**Short exercise**
Leave out every picture, then transcribe the rest of the listing exactly.

══ Material

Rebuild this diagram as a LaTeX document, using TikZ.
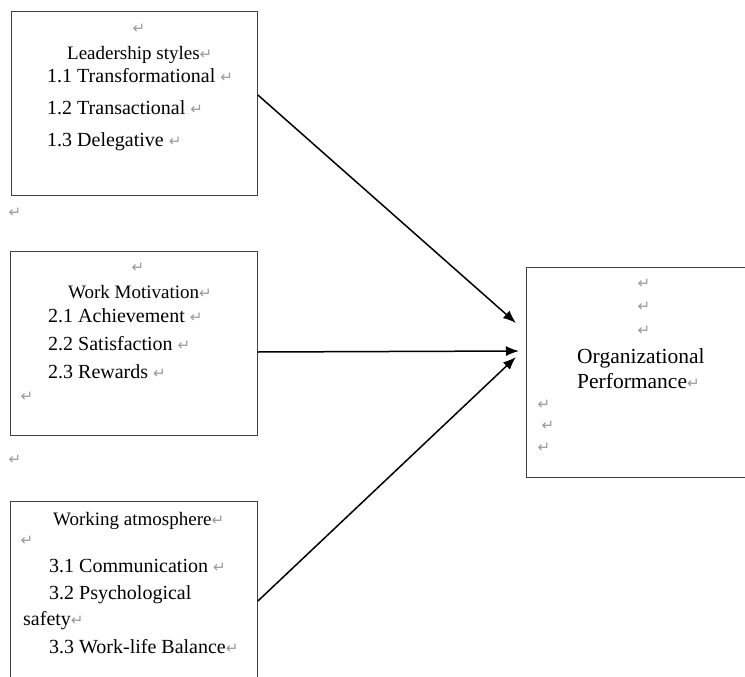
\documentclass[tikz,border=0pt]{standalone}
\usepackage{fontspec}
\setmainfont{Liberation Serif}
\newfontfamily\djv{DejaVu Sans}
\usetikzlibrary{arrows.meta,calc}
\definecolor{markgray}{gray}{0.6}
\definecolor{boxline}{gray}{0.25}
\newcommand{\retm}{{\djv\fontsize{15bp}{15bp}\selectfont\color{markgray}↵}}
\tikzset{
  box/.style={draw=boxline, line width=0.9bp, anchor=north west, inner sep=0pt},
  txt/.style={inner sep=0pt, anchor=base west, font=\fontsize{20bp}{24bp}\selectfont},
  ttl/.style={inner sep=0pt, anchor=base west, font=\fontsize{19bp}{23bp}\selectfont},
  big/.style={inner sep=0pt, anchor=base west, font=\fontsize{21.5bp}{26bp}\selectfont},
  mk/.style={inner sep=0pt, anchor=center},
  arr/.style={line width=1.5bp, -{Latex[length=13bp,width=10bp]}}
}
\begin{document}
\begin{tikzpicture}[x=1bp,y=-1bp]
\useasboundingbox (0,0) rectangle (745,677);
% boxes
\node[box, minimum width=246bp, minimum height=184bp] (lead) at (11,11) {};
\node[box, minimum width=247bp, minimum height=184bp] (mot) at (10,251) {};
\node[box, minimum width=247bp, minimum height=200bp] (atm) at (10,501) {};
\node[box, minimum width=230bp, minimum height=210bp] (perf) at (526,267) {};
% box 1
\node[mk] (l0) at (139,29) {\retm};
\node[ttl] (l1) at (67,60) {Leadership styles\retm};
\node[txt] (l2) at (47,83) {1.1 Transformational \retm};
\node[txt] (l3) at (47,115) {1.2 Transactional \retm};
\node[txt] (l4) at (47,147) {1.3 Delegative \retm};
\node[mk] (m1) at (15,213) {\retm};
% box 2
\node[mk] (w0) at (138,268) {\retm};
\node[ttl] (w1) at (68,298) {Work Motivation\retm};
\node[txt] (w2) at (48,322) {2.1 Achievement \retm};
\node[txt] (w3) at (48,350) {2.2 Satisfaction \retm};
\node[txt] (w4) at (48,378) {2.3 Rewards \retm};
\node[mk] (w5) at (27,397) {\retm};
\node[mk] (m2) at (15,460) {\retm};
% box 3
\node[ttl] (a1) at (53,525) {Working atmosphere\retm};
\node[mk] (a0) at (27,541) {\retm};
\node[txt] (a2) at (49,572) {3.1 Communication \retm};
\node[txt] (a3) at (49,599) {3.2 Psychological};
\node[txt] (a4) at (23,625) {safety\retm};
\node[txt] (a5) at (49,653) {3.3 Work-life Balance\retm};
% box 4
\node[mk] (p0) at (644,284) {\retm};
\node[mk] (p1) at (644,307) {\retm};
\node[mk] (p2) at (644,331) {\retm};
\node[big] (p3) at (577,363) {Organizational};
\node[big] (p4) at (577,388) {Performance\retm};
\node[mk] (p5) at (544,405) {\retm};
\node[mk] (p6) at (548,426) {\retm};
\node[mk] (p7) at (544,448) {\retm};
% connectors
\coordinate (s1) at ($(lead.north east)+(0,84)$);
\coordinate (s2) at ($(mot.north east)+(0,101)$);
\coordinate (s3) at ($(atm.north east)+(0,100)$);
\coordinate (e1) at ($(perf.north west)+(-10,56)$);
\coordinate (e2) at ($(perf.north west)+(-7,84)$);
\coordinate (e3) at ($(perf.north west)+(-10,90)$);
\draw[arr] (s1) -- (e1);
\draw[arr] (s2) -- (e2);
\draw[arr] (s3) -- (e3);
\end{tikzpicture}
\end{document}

════

**Output for this exercise**
Rebuild this diagram as a LaTeX document, using TikZ.
\documentclass[tikz,border=0pt]{standalone}
\usepackage{fontspec}
\setmainfont{Liberation Serif}
\newfontfamily\djv{DejaVu Sans}
\usetikzlibrary{arrows.meta,calc}
\definecolor{markgray}{gray}{0.6}
\definecolor{boxline}{gray}{0.25}
\newcommand{\retm}{{\djv\fontsize{15bp}{15bp}\selectfont\color{markgray}↵}}
\tikzset{
  box/.style={draw=boxline, line width=0.9bp, anchor=north west, inner sep=0pt},
  txt/.style={inner sep=0pt, anchor=base west, font=\fontsize{20bp}{24bp}\selectfont},
  ttl/.style={inner sep=0pt, anchor=base west, font=\fontsize{19bp}{23bp}\selectfont},
  big/.style={inner sep=0pt, anchor=base west, font=\fontsize{21.5bp}{26bp}\selectfont},
  mk/.style={inner sep=0pt, anchor=center},
  arr/.style={line width=1.5bp, -{Latex[length=13bp,width=10bp]}}
}
\begin{document}
\begin{tikzpicture}[x=1bp,y=-1bp]
\useasboundingbox (0,0) rectangle (745,677);
% boxes
\node[box, minimum width=246bp, minimum height=184bp] (lead) at (11,11) {};
\node[box, minimum width=247bp, minimum height=184bp] (mot) at (10,251) {};
\node[box, minimum width=247bp, minimum height=200bp] (atm) at (10,501) {};
\node[box, minimum width=230bp, minimum height=210bp] (perf) at (526,267) {};
% box 1
\node[mk] (l0) at (139,29) {\retm};
\node[ttl] (l1) at (67,60) {Leadership styles\retm};
\node[txt] (l2) at (47,83) {1.1 Transformational \retm};
\node[txt] (l3) at (47,115) {1.2 Transactional \retm};
\node[txt] (l4) at (47,147) {1.3 Delegative \retm};
\node[mk] (m1) at (15,213) {\retm};
% box 2
\node[mk] (w0) at (138,268) {\retm};
\node[ttl] (w1) at (68,298) {Work Motivation\retm};
\node[txt] (w2) at (48,322) {2.1 Achievement \retm};
\node[txt] (w3) at (48,350) {2.2 Satisfaction \retm};
\node[txt] (w4) at (48,378) {2.3 Rewards \retm};
\node[mk] (w5) at (27,397) {\retm};
\node[mk] (m2) at (15,460) {\retm};
% box 3
\node[ttl] (a1) at (53,525) {Working atmosphere\retm};
\node[mk] (a0) at (27,541) {\retm};
\node[txt] (a2) at (49,572) {3.1 Communication \retm};
\node[txt] (a3) at (49,599) {3.2 Psychological};
\node[txt] (a4) at (23,625) {safety\retm};
\node[txt] (a5) at (49,653) {3.3 Work-life Balance\retm};
% box 4
\node[mk] (p0) at (644,284) {\retm};
\node[mk] (p1) at (644,307) {\retm};
\node[mk] (p2) at (644,331) {\retm};
\node[big] (p3) at (577,363) {Organizational};
\node[big] (p4) at (577,388) {Performance\retm};
\node[mk] (p5) at (544,405) {\retm};
\node[mk] (p6) at (548,426) {\retm};
\node[mk] (p7) at (544,448) {\retm};
% connectors
\coordinate (s1) at ($(lead.north east)+(0,84)$);
\coordinate (s2) at ($(mot.north east)+(0,101)$);
\coordinate (s3) at ($(atm.north east)+(0,100)$);
\coordinate (e1) at ($(perf.north west)+(-10,56)$);
\coordinate (e2) at ($(perf.north west)+(-7,84)$);
\coordinate (e3) at ($(perf.north west)+(-10,90)$);
\draw[arr] (s1) -- (e1);
\draw[arr] (s2) -- (e2);
\draw[arr] (s3) -- (e3);
\end{tikzpicture}
\end{document}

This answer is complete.